American professor and lawyer

Nikodem L. Piotrowski (1863–6 February 1932) was a Polish-American professor, lawyer and president of the Polish Roman Catholic Union of America (PRCUA).

==Early life and education==
Nikodem was born in 1863 in Bnin to Szymon Piotrowski. During his early life, he studied at local schools and in Berlin. In 1882, he moved to the United States, studying at the University of Notre Dame before graduating from the Indiana University at Valparaiso.

==Career==
===Lawyer and politician===
In 1889, Nikodem was admitted to practice law. He was professor of physics and chemistry at the University of St. Thomas, then known as St. Thomas College, between 1889 and 1890. He also taught law at Loyola University Chicago. He began practicing law in Detroit in 1891, and later moved to Chicago in 1892 and started his own law practice.

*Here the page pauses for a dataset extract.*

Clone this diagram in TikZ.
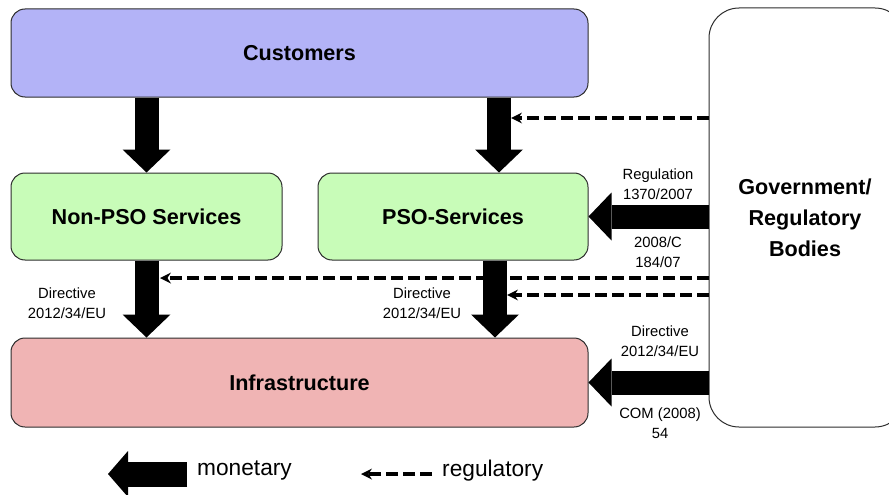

Between 1897 and 1902, Nikodem was assistant corporate attorney for the city of Chicago. In 1906, he was nominated by the Democratic Party as a candidate for the position of treasurer of Illinois, losing to John Smulski. He was noted by the National Corporation Register in 1907 as "one of the best known Poles in the city [of Chicago]."

In 1911, Nikodem was appointed attorney for Chicago; he was also appointed legal advisor for the PRCUA the same year. He served in the former position until 1915 when he resigned to become a correspondent for the Chicago Herald in Europe. He also served as treasurer of the Polish National Department, for which he was awarded the High Medal of the Rebuilt Homeland. In 1923, he was awarded the Commander's Cross of the Order of Polonia Restituta.

===PRCUA===
In 1917, Nikodem was elected president of the PRCUA; he was re-elected in 1919. During his term as president, he increased membership fees and implemented a 50-cent one-time tax to cover benefits for those that died in military service; according to Karol Wachtel, the former laid the foundation for further development in the PRCUA.

During his presidency, a daily newspaper, Dziennik Zjednoczenia, was established.

==Death==
Nikodem died on February 6, 1932, at Billings Memorial Hospital in Chicago following a surgery. He was buried in St. Adalbert Cemetery.